Y en esa visión coinciden tanto los denominados europeístas (con Francia al frente) como los atlantistas (con Gran Bretaña encabezando al pelotón de los antiguos satélites de la URSS). Se trata, en definitiva, de una aproximación interesada e instrumental que, vista desde la Unión Europea, supone seguir asumiendo un notable grado de subordinación a cambio de la cobertura que proporciona el paraguas de seguridad estadounidense a unos países que no acaban de decidirse a traducir en hechos su formal ambición de ser estratégicamente autónomos.

Pero esa percepción compartida no puede ocultar, por un lado, que Europa sigue perdiendo peso en la agenda estadounidense y, por otro, que la OTAN lleva tiempo inmersa en una huida hacia adelante en la que continúa preguntándose sobre su razón de ser en el mundo actual. Una OTAN que acaba de salir de Afganistán con un pobre balance acumulado tras 20 años de presencia sobre el terreno, sin haber podido estabilizar un país en el que los talibanes ya casi tocan el poder con sus dedos y, mucho menos, colocarlo en una senda de desarrollo sostenible. Una OTAN a la que algunos de sus miembros, sobre todo los más cercanos a Rusia, desean ver devuelta a su misión originaria de defensa territorial colectiva (evidentemente frente a Moscú); mientras que otros pretenden reforzar su condición de organización de seguridad sin límites geográficos y crecientemente capacitada para atender a amenazas como los ciberataques, la desinformación, las tecnologías disruptivas, las consecuencias de la crisis climática o las guerras hibridas.

La lista de temas a debatir no ha terminado ahí, y buena muestra de ello es que, por primera vez en un comunicado final de las cumbres atlánticas, China y su ambición militar aparecen explícitamente citadas, aunque cuidando hasta el extremo el lenguaje empleado para no calificar a Pekín como una amenaza –categoría que sí se aplica a Moscú–, sino que sigue apareciendo como un “reto sistémico”.

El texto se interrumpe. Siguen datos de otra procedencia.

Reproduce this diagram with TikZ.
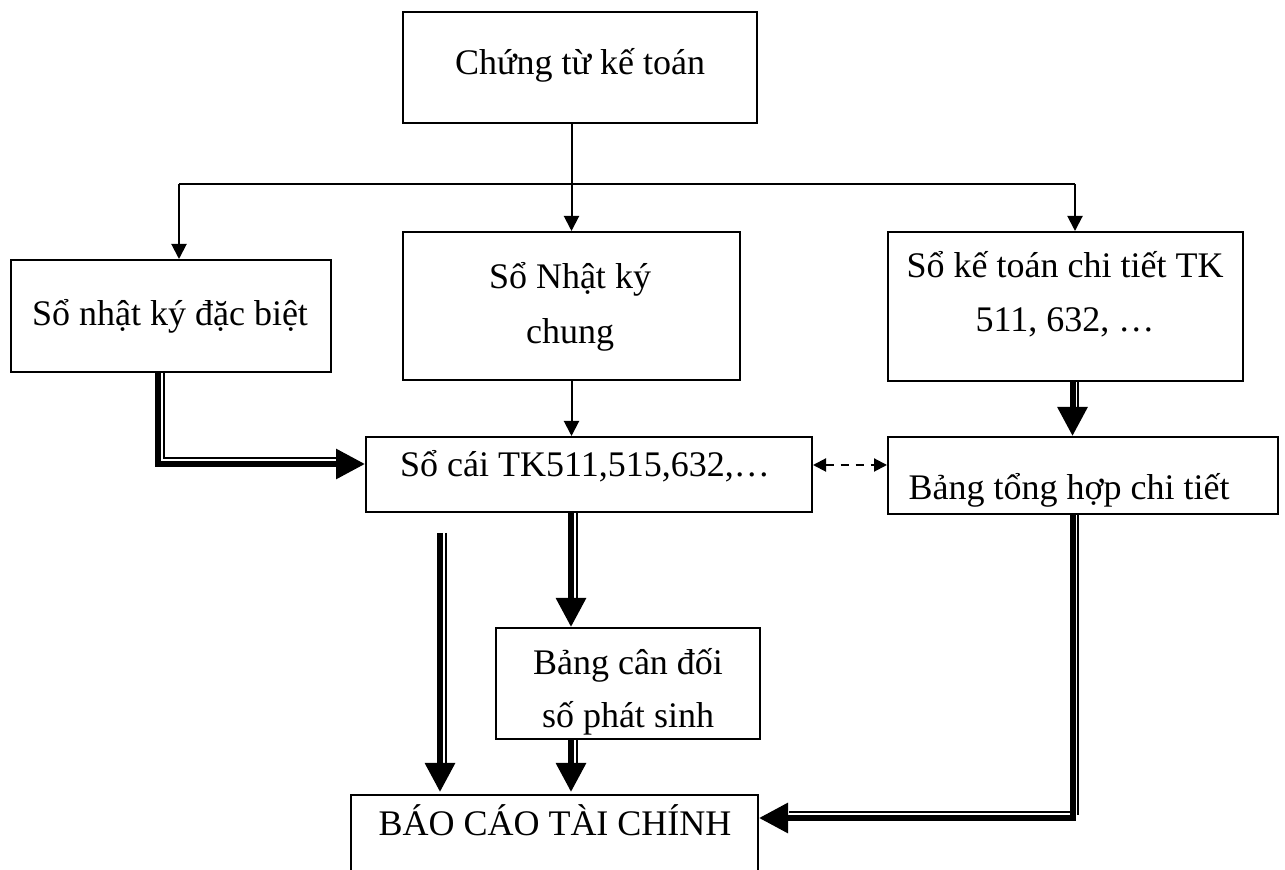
\documentclass[tikz,border=0pt]{standalone}
\usepackage{fontspec}
\setmainfont{Liberation Serif}
\usetikzlibrary{arrows.meta,calc,fit}
\begin{document}
\begin{tikzpicture}[x=0.5pt,y=-0.5pt,
  box/.style={draw, line width=1pt, inner sep=0pt},
  txt/.style={font=\fontsize{18}{22.5}\selectfont, anchor=base, inner sep=0pt},
  arr/.style={line width=1pt, -{Triangle[length=7.5pt,width=7.5pt]}},
  darr/.style={line width=1pt, dash pattern=on 4pt off 3.5pt, {Triangle[length=6.5pt,width=6.5pt]}-{Triangle[length=6.5pt,width=6.5pt]}},
  thk/.style={line width=3pt, -{Triangle[length=14.5pt,width=14.5pt]}},
  thn/.style={line width=1pt}]
\useasboundingbox (0,0) rectangle (1285,870);
\clip (0,0) rectangle (1285,870);
% boxes
\node[box, fit={(403,12) (757,123)}] (top) {};
\node[box, fit={(11,260) (331,372)}] (left) {};
\node[box, fit={(403,232) (740,380)}] (mid) {};
\node[box, fit={(888,232) (1243,381)}] (right) {};
\node[box, fit={(366,437) (812,512)}] (socai) {};
\node[box, fit={(888,437) (1278,514)}] (bth) {};
\node[box, fit={(496,628) (760,739)}] (bcd) {};
\node[box, fit={(351,795) (758,880)}] (bctc) {};
% texts
\node[txt] (t1) at (580,75) {Chứng từ kế toán};
\node[txt] (t2) at (170,326) {Sổ nhật ký đặc biệt};
\node[txt] (t3a) at (570,289) {Sổ Nhật ký};
\node[txt] (t3b) at (570,344) {chung};
\node[txt] (t4a) at (1065,278) {Sổ kế toán chi tiết TK};
\node[txt] (t4b) at (1065,332) {511, 632, …};
\node[txt] (t5) at (585,477) {Sổ cái TK511,515,632,…};
\node[txt] (t6) at (1069,500) {Bảng tổng hợp chi tiết};
\node[txt] (t7a) at (628,675) {Bảng cân đối};
\node[txt] (t7b) at (628,728) {số phát sinh};
\node[txt] (t8) at (555,835) {BÁO CÁO TÀI CHÍNH};
% single connectors
\coordinate (hl) at (179,184);
\coordinate (hr) at (1075,184);
\draw[thn] (hl) -- (hr);
\draw[arr] (top.south -| mid.north) -- (mid.north);
\draw[arr] (hl) -- (hl |- left.north);
\draw[arr] (hr) -- (hr |- right.north);
\draw[arr] (mid.south) -- (mid.south |- socai.north);
% dashed two-way
\coordinate (dy) at (0,465);
\draw[darr] (socai.east |- dy) -- (bth.west |- dy);
% double arrows
\coordinate (ax) at (571,0);
% left -> socai
\draw[thk] ($(left.south)+(-13,0)$) |- ($(socai.west)+(0,-10.5)$);
\draw[thn] ($(left.south)+(-7.5,0)$) |- ($(socai.west)+(-25,-16)$);
% right -> bth
\draw[thk] ($(right.south)+(7,0)$) -- ($(bth.north -| right.south)+(7,0)$);
\draw[thn] ($(right.south)+(12.5,0)$) -- ($(bth.north -| right.south)+(12.5,-20)$);
% socai -> bcd
\draw[thk] (socai.south -| ax) -- (bcd.north -| ax);
\draw[thn] ($(socai.south -| ax)+(5.5,0)$) -- ($(bcd.north -| ax)+(5.5,-20)$);
% free arrow -> bctc
\coordinate (free) at (440,533);
\draw[thk, shorten >=1pt] (free) -- (free |- bctc.north);
\draw[thn] ($(free)+(5.5,0)$) -- ($(free |- bctc.north)+(5.5,-25)$);
% bcd -> bctc
\draw[thk, shorten >=1pt] (bcd.south -| ax) -- (bctc.north -| ax);
\draw[thn] ($(bcd.south -| ax)+(5.5,0)$) -- ($(bctc.north -| ax)+(5.5,-25)$);
% bth -> bctc
\coordinate (by) at (0,818);
\draw[thk] ($(bth.south -| right.south)+(7,0)$) |- (bctc.east |- by);
\draw[thn] ($(bth.south -| right.south)+(12.5,0)$) -- ($(right.south |- by)+(12.5,-3)$);
\draw[thn] ($(right.south |- by)+(5,-6)$) -- ($(bctc.east |- by)+(30,-6)$);
\end{tikzpicture}
\end{document}
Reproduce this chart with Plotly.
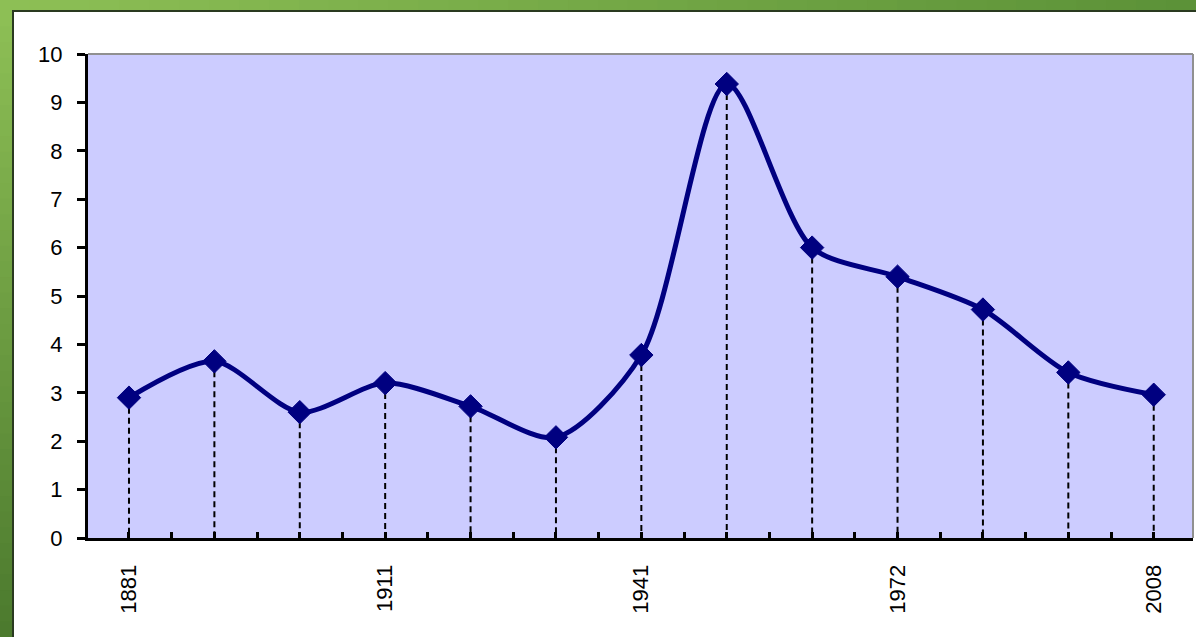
import plotly.graph_objects as go

# ---- data ----
tick_labels = ["1881", "1911", "1941", "1972", "2008"]
tick_positions = [0, 3, 6, 9, 12]
values = [2.9, 3.65, 2.6, 3.2, 2.72, 2.08, 3.78, 9.38, 6.0, 5.4, 4.72, 3.42, 2.96]
idx = list(range(len(values)))

# ---- layout geometry ----
W, H = 1196, 637
L, R, T, B = 88, 3, 54, 99
PW, PH = W - L - R, H - T - B

def px_x(p):
    return (p - L) / PW

def px_y(p):
    return 1 - (p - T) / PH

NAVY = "#000080"

fig = go.Figure()

# dashed drop lines from each point to zero
dx, dy = [], []
for i, v in zip(idx, values):
    dx += [i, i, None]
    dy += [v, 0, None]
fig.add_trace(go.Scatter(x=dx, y=dy, mode="lines",
                         line=dict(color="black", width=2, dash="6px,4px"),
                         hoverinfo="skip", showlegend=False))

fig.add_trace(go.Scatter(x=idx, y=values, mode="lines+markers",
                         line=dict(color=NAVY, width=5, shape="spline", smoothing=0.8),
                         marker=dict(symbol="diamond", size=18, color=NAVY,
                                     line=dict(color=NAVY, width=1)),
                         showlegend=False))

shapes = []
# green frame: gradient simulated with slices
def lerp(c1, c2, t):
    return "rgb(%d,%d,%d)" % tuple(round(a + (b - a) * t) for a, b in zip(c1, c2))

top_l, top_r, bot_l = (141, 191, 85), (92, 146, 56), (76, 122, 46)
N = 40
for k in range(N):
    x0p = W * k / N
    x1p = W * (k + 1) / N + 1
    shapes.append(dict(type="rect", xref="paper", yref="paper",
                       x0=px_x(x0p), x1=px_x(x1p), y0=px_y(0), y1=px_y(11),
                       fillcolor=lerp(top_l, top_r, k / (N - 1)), line=dict(width=0), layer="above"))
for k in range(N):
    y0p = 11 + (H - 11) * k / N
    y1p = 11 + (H - 11) * (k + 1) / N + 1
    shapes.append(dict(type="rect", xref="paper", yref="paper",
                       x0=px_x(0), x1=px_x(12), y0=px_y(y0p), y1=px_y(y1p),
                       fillcolor=lerp(top_l, bot_l, k / (N - 1)), line=dict(width=0), layer="above"))
# dark edge of the frame
shapes.append(dict(type="line", xref="paper", yref="paper",
                   x0=px_x(12), x1=px_x(W + 2), y0=px_y(11), y1=px_y(11),
                   line=dict(color="#2a3a20", width=2), layer="above"))
shapes.append(dict(type="line", xref="paper", yref="paper",
                   x0=px_x(13), x1=px_x(13), y0=px_y(11), y1=px_y(H + 2),
                   line=dict(color="#2a3a20", width=2), layer="above"))
# thin grey top/right border of plot area
shapes.append(dict(type="line", xref="paper", yref="paper", x0=0, x1=1, y0=1, y1=1,
                   line=dict(color="#909090", width=2), layer="below"))
shapes.append(dict(type="line", xref="paper", yref="paper", x0=1, x1=1, y0=0, y1=1,
                   line=dict(color="#909090", width=2), layer="below"))

font = dict(family="Liberation Sans, Arial, sans-serif", size=22, color="black")

fig.update_layout(
    width=W, height=H,
    margin=dict(l=L, r=R, t=T, b=B, pad=0),
    paper_bgcolor="white",
    plot_bgcolor="#CCCCFF",
    shapes=shapes,
    showlegend=False,
    xaxis=dict(range=[-0.48, 12.46], showgrid=False, zeroline=False,
               tickmode="array", tickvals=idx,
               ticktext=[tick_labels[tick_positions.index(i)] if i in tick_positions else "" for i in idx],
               tickangle=-90, ticks="inside", ticklen=6, tickwidth=3, tickcolor="black",
               minor=dict(ticks="inside", ticklen=6, tickwidth=3, tickcolor="black",
                          tickmode="array", tickvals=[i + 0.5 for i in idx[:-1]]),
               showline=True, linecolor="black", linewidth=3,
               tickfont=font, ticklabelstandoff=15, fixedrange=True),
    yaxis=dict(range=[0, 10], dtick=1, showgrid=False, zeroline=False,
               ticks="outside", ticklen=8, tickwidth=3, tickcolor="black",
               showline=True, linecolor="black", linewidth=3,
               tickfont=font, ticklabelstandoff=10, fixedrange=True),
)

fig.write_html("out.html", config={"displayModeBar": False},
               post_script="document.body.style.margin='0px';document.body.style.overflow='hidden';")
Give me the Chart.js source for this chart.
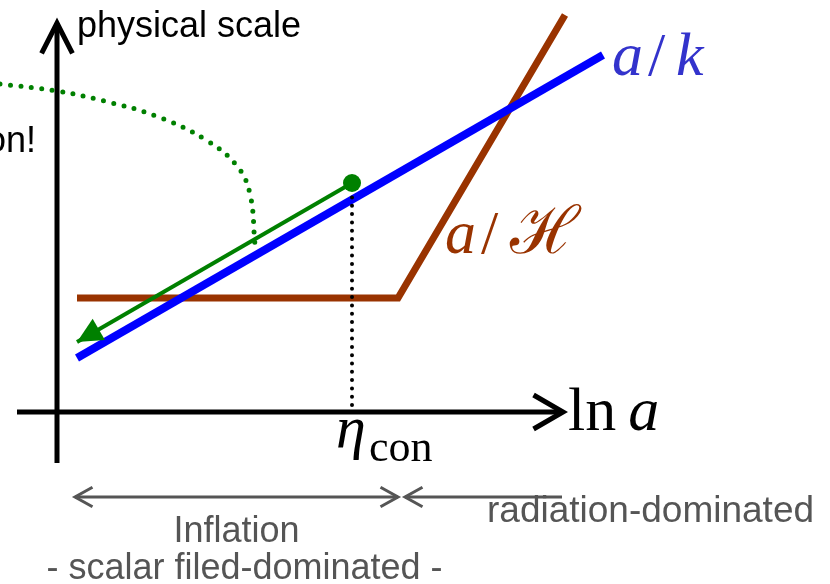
<!DOCTYPE html>
<html>
<head>
<meta charset="utf-8">
<script src="https://cdn.jsdelivr.net/npm/chart.js@4.4.1/dist/chart.umd.min.js"></script>
<style>
    html, body { margin: 0; padding: 0; background: #ffffff; }
    #wrap { width: 830px; height: 584px; position: relative; }
</style>
</head>
<body>
<div id="wrap"><canvas id="chart"></canvas></div>
<script>
// Domain: origin where the axes cross, 1 unit = 10 px
const axisX = [-4.0, 50.6];
const axisY = [-5.1, 38.9];

// a/H : flat during inflation, then rising in the radiation era
const hubbleX = [2.0, 34.1, 50.8];
const hubbleY = [11.4, 11.4, 39.7];

// a/k
const modeX = [2.0, 54.6];
const modeY = [5.4, 35.7];

// green arrow (mode leaving the horizon, traced back)
const exitX = [29.5, 2.0];
const exitY = [22.9, 7.0];

// dotted green curve
const horizonX = [-5.7, 0, 4.7, 9.9, 14.9, 18.0, 19.3, 19.8];
const horizonY = [32.8, 32.1, 31.1, 29.6, 27.2, 24.6, 21.8, 16.7];

// eta_con marker
const etaCon = 29.5;
const etaLineY = [0.7, 21.7];

// era spans under the axis
const inflationSpan = [1.8, 34.1];
const radiationSpan = [34.8, 50.5];
const spanY = -8.5;

const pts = (xs, ys) => xs.map((x, i) => ({ x, y: ys[i] }));

const GREEN = '#008000';
const BLUE = '#0000ff';
const BROWN = '#993300';
const GRAY = '#555555';

// arrow heads: [datasetIndex, 'start'|'end', kind, size, halfAngleDeg, width, color]
const heads = [];

const datasets = [
    {
        label: 'exit',
        data: pts(exitX, exitY),
        borderColor: GREEN,
        borderWidth: 4,
        pointRadius: [9, 0],
        pointBackgroundColor: GREEN,
        pointBorderWidth: 0,
        order: 1,
    },
    {
        label: 'eta',
        data: pts([etaCon, etaCon], etaLineY),
        borderColor: '#000000',
        borderWidth: 4,
        borderDash: [0, 8.3],
        borderCapStyle: 'round',
        pointRadius: 0,
        order: 2,
    },
    {
        label: 'horizon',
        data: pts(horizonX, horizonY),
        borderColor: GREEN,
        borderWidth: 5,
        borderDash: [0, 10.5],
        borderCapStyle: 'round',
        tension: 0.4,
        pointRadius: 0,
        order: 3,
    },
    {
        label: 'a/k',
        data: pts(modeX, modeY),
        borderColor: BLUE,
        borderWidth: 8,
        pointRadius: 0,
        order: 4,
    },
    {
        label: 'a/H',
        data: pts(hubbleX, hubbleY),
        borderColor: BROWN,
        borderWidth: 7,
        borderJoinStyle: 'miter',
        pointRadius: 0,
        order: 5,
    },
    {
        label: 'x axis',
        data: pts(axisX, [0, 0]),
        borderColor: '#000000',
        borderWidth: 5,
        pointRadius: 0,
        order: 6,
    },
    {
        label: 'y axis',
        data: pts([0, 0], axisY),
        borderColor: '#000000',
        borderWidth: 5,
        pointRadius: 0,
        order: 6,
    },
    {
        label: 'inflation',
        data: pts(inflationSpan, [spanY, spanY]),
        borderColor: GRAY,
        borderWidth: 3,
        pointRadius: 0,
        order: 7,
    },
    {
        label: 'radiation',
        data: pts(radiationSpan, [spanY, spanY]),
        borderColor: GRAY,
        borderWidth: 3,
        pointRadius: 0,
        order: 7,
    },
];

heads.push([0, 'end', 'triangle', 28, 26, 0, GREEN]);
heads.push([5, 'end', 'chevron', 34, 30, 5, '#000000']);
heads.push([6, 'end', 'chevron', 34, 27, 5, '#000000']);
heads.push([7, 'start', 'chevron', 20, 29, 3, GRAY]);
heads.push([7, 'end', 'chevron', 20, 29, 3, GRAY]);
heads.push([8, 'start', 'chevron', 20, 29, 3, GRAY]);

const drawHead = (ctx, tip, from, kind, size, halfDeg, width, color) => {
    const ang = Math.atan2(tip.y - from.y, tip.x - from.x);
    const half = halfDeg * Math.PI / 180;
    const p1 = { x: tip.x - size * Math.cos(ang - half), y: tip.y - size * Math.sin(ang - half) };
    const p2 = { x: tip.x - size * Math.cos(ang + half), y: tip.y - size * Math.sin(ang + half) };
    ctx.save();
    ctx.beginPath();
    ctx.moveTo(p1.x, p1.y);
    ctx.lineTo(tip.x, tip.y);
    ctx.lineTo(p2.x, p2.y);
    if (kind === 'triangle') {
        ctx.closePath();
        ctx.fillStyle = color;
        ctx.fill();
    } else {
        ctx.strokeStyle = color;
        ctx.lineWidth = width;
        ctx.lineJoin = 'miter';
        ctx.lineCap = 'butt';
        ctx.stroke();
    }
    ctx.restore();
};

const text = (ctx, str, x, y, font, color, align) => {
    ctx.font = font;
    ctx.fillStyle = color;
    ctx.textAlign = align || 'left';
    ctx.textBaseline = 'alphabetic';
    ctx.fillText(str, x, y);
};

const decorations = {
    id: 'decorations',
    afterDatasetsDraw(chart) {
        const ctx = chart.ctx;
        heads.forEach(([di, which, kind, size, halfDeg, width, color]) => {
            const pts = chart.getDatasetMeta(di).data;
            const tip = which === 'end' ? pts[pts.length - 1] : pts[0];
            const from = which === 'end' ? pts[pts.length - 2] : pts[1];
            drawHead(ctx, tip, from, kind, size, halfDeg, width, color);
        });

        const sx = chart.scales.x;
        const sy = chart.scales.y;
        const serif = '"Liberation Serif", "DejaVu Serif", serif';
        const sans = '"Liberation Sans", Arial, sans-serif';

        text(ctx, 'physical scale', 77, 37, `36px ${sans}`, '#000000');
        text(ctx, 'on!', 36, 152, `36px ${sans}`, '#000000', 'right');

        // a/k
        text(ctx, 'a', 612, 75, `italic 62px ${serif}`, '#3333cc');
        text(ctx, '/', 648, 75, `62px ${serif}`, '#3333cc');
        text(ctx, 'k', 676, 75, `italic 62px ${serif}`, '#3333cc');

        // a/H
        text(ctx, 'a', 445, 253, `italic 62px ${serif}`, BROWN);
        text(ctx, '/', 481, 253, `62px ${serif}`, BROWN);
        text(ctx, '\u210B', 510, 253, `66px ${serif}`, BROWN);

        // ln a
        const lnX = sx.getPixelForValue(axisX[1]) + 5;
        const lnY = sy.getPixelForValue(0) + 18;
        ctx.font = `62px ${serif}`;
        const lnW = ctx.measureText('ln').width;
        text(ctx, 'ln', lnX, lnY, `62px ${serif}`, '#000000');
        text(ctx, 'a', lnX + lnW + 12, lnY, `italic 62px ${serif}`, '#000000');

        // eta_con
        const ex = sx.getPixelForValue(etaCon);
        text(ctx, '\u03B7', ex - 16, 447, `italic 60px ${serif}`, '#000000');
        text(ctx, 'con', ex + 17, 461, `44px ${serif}`, '#000000');

        // era labels
        const midInf = (sx.getPixelForValue(inflationSpan[0]) + sx.getPixelForValue(inflationSpan[1])) / 2;
        text(ctx, 'Inflation', midInf, 542, `36px ${sans}`, GRAY, 'center');
        text(ctx, '- scalar filed-dominated -', midInf + 8, 579, `36px ${sans}`, GRAY, 'center');
        text(ctx, 'radiation-dominated', 487, 522, `37px ${sans}`, GRAY);
    },
};

new Chart(document.getElementById('chart'), {
    type: 'scatter',
    data: { datasets: datasets.map(d => ({ ...d, showLine: true, fill: false, clip: false })) },
    options: {
        responsive: true,
        maintainAspectRatio: false,
        animation: false,
        events: [],
        layout: { padding: 0, autoPadding: false },
        plugins: { legend: { display: false }, tooltip: { enabled: false } },
        scales: {
            x: { type: 'linear', display: false, min: -5.7, max: 77.3 },
            y: { type: 'linear', display: false, min: -17.2, max: 41.2 },
        },
    },
    plugins: [decorations],
});
</script>
</body>
</html>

Queda por ver si el próximo año, con España de anfitriona, se producen avances más sustanciosos, empezando por la aprobación de un nuevo Concepto Estratégico y siguiendo por la confirmación de un nuevo Secretario General, sin olvidar la idea de elevar el presupuesto anual de la Alianza por encima de los 2.000 millones de dólares, algo que Jens Stoltenberg no ha logrado en esta ocasión.